Jaffe’s polyglot approach has helped make him one of the nation’s most respected composers. While he has awards and fellowships from the Guggenheim Foundation, Kennedy Center, and National Endowment for the Arts to his credit, his biggest coup came this year when he was elected to the American Academy of Arts and Letters. Induction into the 250-person Academy is one of the highest honors in American culture, and it’s for life.

“I’m reminded of Groucho Marx’s famous quote about being suspicious of any club that would admit him as a member,” Jaffe says. “Everybody who gets in has the feeling of, ‘Why me? It should’ve been so and so.’ But the biggest reason it’s so meaningful to me is that it means somebody’s been listening. Not just to my latest piece, but over all these years. That means a lot to me, to any composer.”

Jaffe decided he was going to be a composer at age 12. When he moved with his family to Switzerland as a teenager, he found himself sufficiently near Geneva’s Conservatory of Music that he was able to hear much of the leading European avant-garde music of the time. By the time he returned to the States for college, walls were coming down in classical music as composers began drawing from other arts and even nature for influences and sounds.

He came to Penn because its faculty boasted three of 20th-century American music’s foremost composers—the late George Rochberg G’49; Richard Wernick, the Magnin Professor Emeritus of Music; and especially George Crumb Hon’09, the Walter Annenberg Professor Emeritus in the Humanities and a fellow member of the Academy (as was Rochberg).

“I learned a lot from Crumb through osmosis,” Jaffe says. “Just hearing him play. The music just goes through him like a bolt of lightning. ‘Oh, you don’t know Chopin’s “Etude in E-Flat Minor?”’ He’d play it, and if I had heard it before, I’d never heard it like that. He also had the power of learning from earlier music without sounding like it. He somehow knew how to appropriate and generalize music for reuse, without just copying it.”

Jaffe has charted a similarly idiosyncratic course, crafting a distinctive body of contemporary classical music for everything from string quartets to full orchestras. Some of his better-known pieces include 2001’s “Homage to the Breath,” a musically poetic evocation of the different manifestations of breathing (at a breathlessly paced tempo, ironically enough); and 2004’s “Cut Time,” an uptempo, gospel-influenced piece Jaffe composed for the National Symphony Orchestra.

“Stephen works in an idiom that most members of the general public would find challenging, but without being too esoteric or obscure,” says composer and fellow Academy member John Harbison. “His work ranges far and wide in terms of how much he includes by way of melody and harmony. It’s not music you can predict until you hear it.”

In 1980 Jaffe joined the faculty at Duke, where he is the Semans Professor of Music Composition. He has spent the past three decades teaching, composing, and struggling to find enough time for both.

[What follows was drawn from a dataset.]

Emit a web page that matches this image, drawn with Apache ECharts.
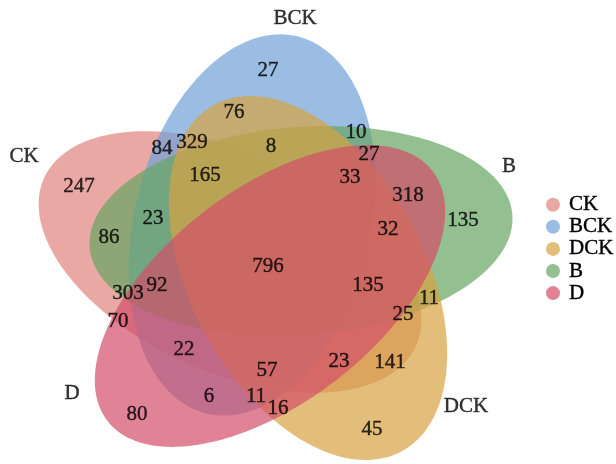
<!DOCTYPE html>
<html>
<head>
<meta charset="utf-8">
<script src="https://cdn.jsdelivr.net/npm/echarts@6/dist/echarts.min.js"></script>
<style>
  html, body { margin: 0; padding: 0; background: #fff; }
  #chart { width: 616px; height: 464px; }
</style>
</head>
<body>
<div id="chart"></div>
<script>
// sets, in legend order
var setNames = ['CK', 'BCK', 'DCK', 'B', 'D'];
var setColors = ['rgba(225,131,125,0.7)', 'rgba(112,161,216,0.7)', 'rgba(215,162,65,0.7)',
                 'rgba(102,165,99,0.7)', 'rgba(211,79,105,0.7)'];
var drawRank = [0, 1, 3, 2, 4];   // DCK is painted over B

// ellipse layout (plot units, y downwards): centre, semi axes, tilt in degrees
var ellCx  = [230, 252, 308, 301, 270];
var ellCy  = [262, 225, 278, 231, 296];
var ellA   = [204, 194, 197, 212, 205];
var ellB   = [110, 118, 117, 104, 107];
var ellRot = [-24.3, 76.5, 118.4, 4.4, 37.5];

// set name labels
var nameX = [24, 295, 466, 509, 72];
var nameY = [156, 18, 406, 166, 393];

// region counts and where they sit
var regionCounts = [27, 76, 329, 84, 10, 8, 27, 247, 165, 33, 318, 135, 23, 32, 86, 796,
                    135, 303, 92, 11, 70, 25, 22, 57, 23, 141, 6, 11, 16, 80, 45];
var regionX = [268, 234, 192, 162, 356, 271, 369, 79, 205, 350, 408, 463, 153, 388, 109, 268,
               368, 128, 157, 429, 118, 403, 184, 267, 339, 390, 209, 256, 278, 137, 372];
var regionY = [70, 112, 142, 148, 132, 146, 154, 186, 175, 177, 195, 220, 218, 229, 237, 266,
               285, 293, 285, 298, 321, 314, 349, 370, 361, 362, 396, 396, 408, 414, 429];

var FONT = '"Liberation Serif", "DejaVu Serif", serif';

function renderEllipse(params, api) {
    var cx = api.value(0), cy = api.value(1), a = api.value(2), b = api.value(3);
    var th = api.value(4) * Math.PI / 180;
    var pts = [], n = 180;
    for (var i = 0; i < n; i++) {
        var t = i / n * Math.PI * 2;
        var dx = a * Math.cos(t) * Math.cos(th) - b * Math.sin(t) * Math.sin(th);
        var dy = a * Math.cos(t) * Math.sin(th) + b * Math.sin(t) * Math.cos(th);
        pts.push(api.coord([cx + dx, cy - dy]));
    }
    return {
        type: 'polygon',
        shape: { points: pts },
        style: { fill: api.visual('color') }
    };
}

var series = [];
setNames.forEach(function (name, i) {
    series.push({
        name: name,
        type: 'custom',
        z: 1 + drawRank[i],
        renderItem: renderEllipse,
        itemStyle: { color: setColors[i] },
        encode: { x: 0, y: 1 },
        silent: true,
        data: [[ellCx[i], ellCy[i], ellA[i], ellB[i], ellRot[i]]]
    });
});

// serif numbers, stroked a touch so they read as heavy as the original
var textLabel = {
    show: true, position: 'inside', color: '#000',
    fontFamily: FONT, fontSize: 21,
    textBorderColor: '#000', textBorderWidth: 0.4,
    formatter: function (p) { return p.value[2]; }
};

series.push({
    type: 'scatter',
    symbolSize: 0,
    silent: true,
    z: 10,
    label: textLabel,
    data: regionCounts.map(function (v, i) { return [regionX[i], regionY[i], v]; })
});

series.push({
    type: 'scatter',
    symbolSize: 0,
    silent: true,
    z: 10,
    label: textLabel,
    data: setNames.map(function (n, i) { return [nameX[i], nameY[i], n]; })
});

var chart = echarts.init(document.getElementById('chart'));
chart.setOption({
    animation: false,
    backgroundColor: '#fff',
    grid: { left: 0, right: 0, top: 0, bottom: 0 },
    xAxis: { type: 'value', min: 0, max: 616, show: false },
    yAxis: { type: 'value', min: 0, max: 464, inverse: true, show: false },
    legend: {
        data: setNames,
        orient: 'vertical',
        left: 541,
        top: 189,
        icon: 'circle',
        itemWidth: 22,
        itemHeight: 14,
        itemGap: 0.7,
        textStyle: {
            fontFamily: FONT, fontSize: 21, lineHeight: 21, color: '#000',
            textBorderColor: '#000', textBorderWidth: 0.4
        }
    },
    series: series
});
</script>
</body>
</html>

“Some pieces are volunteers that spring up from the compost heap; others take more time to bring out,” he says about composing. “It seems to require a lot of time by myself. I’ve learned to write music that essentially goes from the heart right through to the pencil. I hear it inside. I love sitting there and hearing all the voices and the timbres, imagining the space and the impact. But the truth is, I can’t remember how the hell I do it most of the time. People will ask, ‘What did you have in mind when you did that? Tell us about that piece.’ And sometimes I can’t because I’ve forgotten.”

In a sense, his election to the Academy represents a closing of the circle for Jaffe, who launched his recording career with its assistance two decades ago. A $15,000 grant in 1993 underwrote his first album for Bridge Records, Music of Stephen Jaffe. The aforementioned “Cut Time” and “Homage to the Breath” both appear on 2008’s Music of Stephen Jaffe, Vol. 3, and a fourth volume is in the works.

Now, as a member of the Academy, Jaffe will have a say in deciding which upcoming artists get grants like that to help them get started. He has a refreshingly unstuffy outlook on music that is and isn’t worthy of attention and support.

“I’ve heard a lot of people from the Academy talking about how somebody was ‘looking for the necessary,’” Jaffe says. “That’s a good phrase. In some music ‘the necessary’ is selling a lot of copies of a three-minute song. That’s great—you’ll not catch me trashing any music. But you are gonna catch me deciding what I put in my body. My father’s a cranky old man, and when waitresses ask what he wants in his coffee, he’ll say, ‘Coffee.’ That’s the way I feel about music.”